Global Eagle Entertainment’s former chief executive officer, Dave Davis, spoke to APEX Media to give his unfiltered thoughts on the current state of satellite services and in-flight connectivity and what he thinks will happen in the near and distant future.
Why did you decide to leave Global Eagle Entertainment?
Let me go back in time a little bit. So, I was at Global Eagle from the beginning of when it existed. We put a deal together, which basically merged Row 44, a content company based in Germany, and Global Eagle Acquisition company. We then did a series of eight acquisitions between January 2013 and January 2016 that I led. I think by the beginning of the year, the board made the determination that we didn’t want to add much more scale to the business and the time was right to focus on integration and not as much M&A. We all sort of agreed that Jeff Leddy was the best guy to lead that from an experience standpoint. I was there, scaled the business, we grew it a lot and I think it was time for a change. I was a consultant there, full time for three months and that just ended on May 20th.
Do you think consolidation is inevitable for the satellite industry?

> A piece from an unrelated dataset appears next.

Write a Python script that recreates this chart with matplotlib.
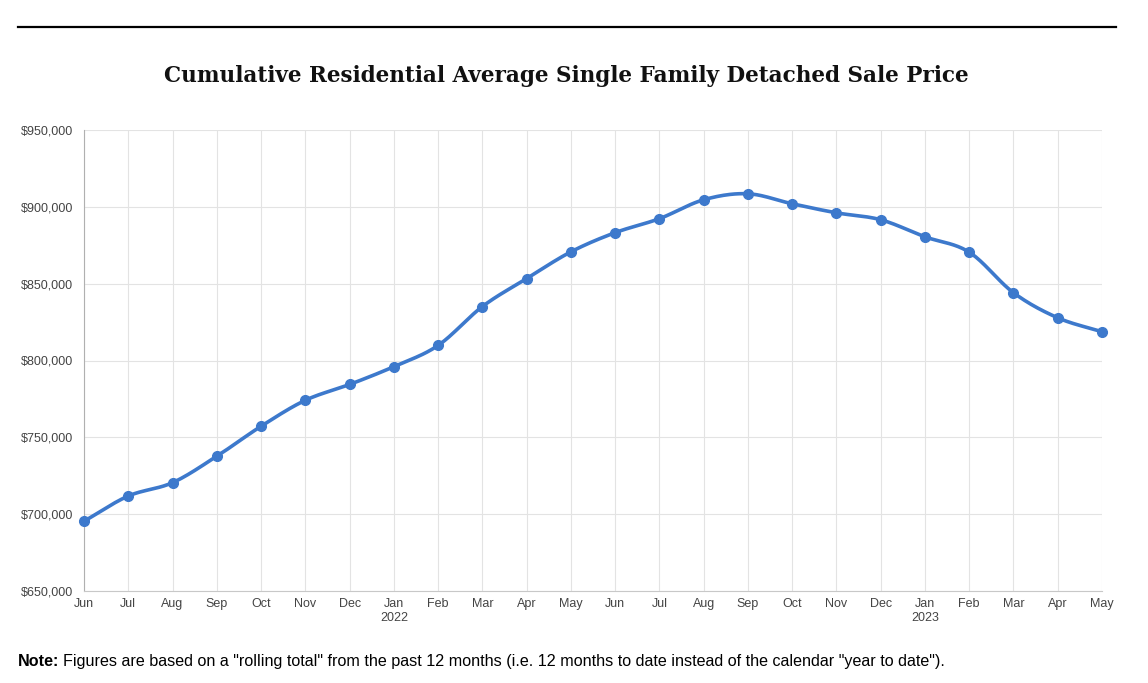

Having seen the business now for almost five years, I think there are too many players in the satellite services space and maybe even in the satellite operators space. I’m not just talking about aviation, but service providers for mobility. So that’s aviation and maritime. I think you’re seeing consolidation already. Global Eagle bought EMC last year, Panasonic bought ITC, Speedcast bought Harris Caprock. There’s been consolidation that’s been happening not as much on the aero side yet, but it’s inevitable. I think the business models are pretty challenging. People are investing a lot of money in this space and they’re having a hard time generating positive returns and cash flow. I think in an environment like that, you inevitably see some form of consolidation. That takes place both horizontally among service providers and ultimately there is going to be some vertical consolidation with satellite owners and operators trying to get closer to the customer and integrating vertically. I don’t know about the exact timing and there are company-specific reasons for why some things haven’t happened, but I think it’s got to happen.
Could companies outside the satellite operators be involved in the vertical integration process?
Maybe. You haven’t seen it yet, but would manufacturers ultimately get into the service providing game? I don’t know, possibly. I think what’s interesting, and I’ve been spending more time on this lately, is the emergence of these LEO constellations and this disruption that I think is happening in the satellite space. It’s akin to mainframe computers, going to PCs and microcomputers. It’s driven by microelectronics, by the lower cost of launch, and you’re going to see smaller and smaller, less expensive satellites doing some of the work that has traditionally been done by big GEO satellites. I think there’s just a disruption coming in that whole space. Could I see some of these small satellite operators providing services all the way done to the end user? Yeah, absolutely. The cost of the networks, the cost of the satellites and the launch is so much lower so that people who provide the service could possibly afford to launch their own constellation. There’s just a whole bunch of exciting stuff happening in this space for the years ahead.
Why are Silicon Valley names entering the satellite space?
You’ve had OneWeb, Facebook who’ve been testing these drones, SpaceX has talked about a constellation, I think Apple said a few things and hired someone recently, so I just think this plays into the same trend; It’s low-cost satellites that are low-earth orbit and low latency with very high capacity, where you can bring Internet traffic to areas that don’t have it today or even offload terrestrial traffic via satellite. Often these things get announced or they get talked about and then they never really happen, but I think some of the stuff is inevitable in the years ahead.
Could micro satellites disrupt the connectivity industry
Absolutely, yes, but it’s going to take some time. The reason is because you have a significantly more complicated problem to track multiple moving satellites at the same time. Everybody basically uses GEO satellites, whether it’s Ku or Ka, fixed point in space, the antenna has to lock on to one satellite and just keep itself locked on it. When you’re looking at constellations of satellites in low-earth orbit that are moving, they have to have antenna technology that’s capable of tracking multiple satellites at the same time, switching between beams very quickly. Some companies are in the process of developing this antenna technology, but it hasn’t really been tested or certified for aero use yet. Given the long lead times to put anything on an airplane, such as certification, tests, finalization of design, those things realistically are three to five years out at the earliest before you an impact from these low-earth orbit constellations. But, what they can offer once the technology is installed is lower latency, much higher capacity, much faster speeds, at dramatically lower costs. The cost per Megahertz that you can buy bandwidth for has been dropping steadily over the last two or three years. I think it’s in for another major step change down when some of these LEO constellations are in orbit, or even when some of these super high capacity GEO satellites go up such as VisSat-3.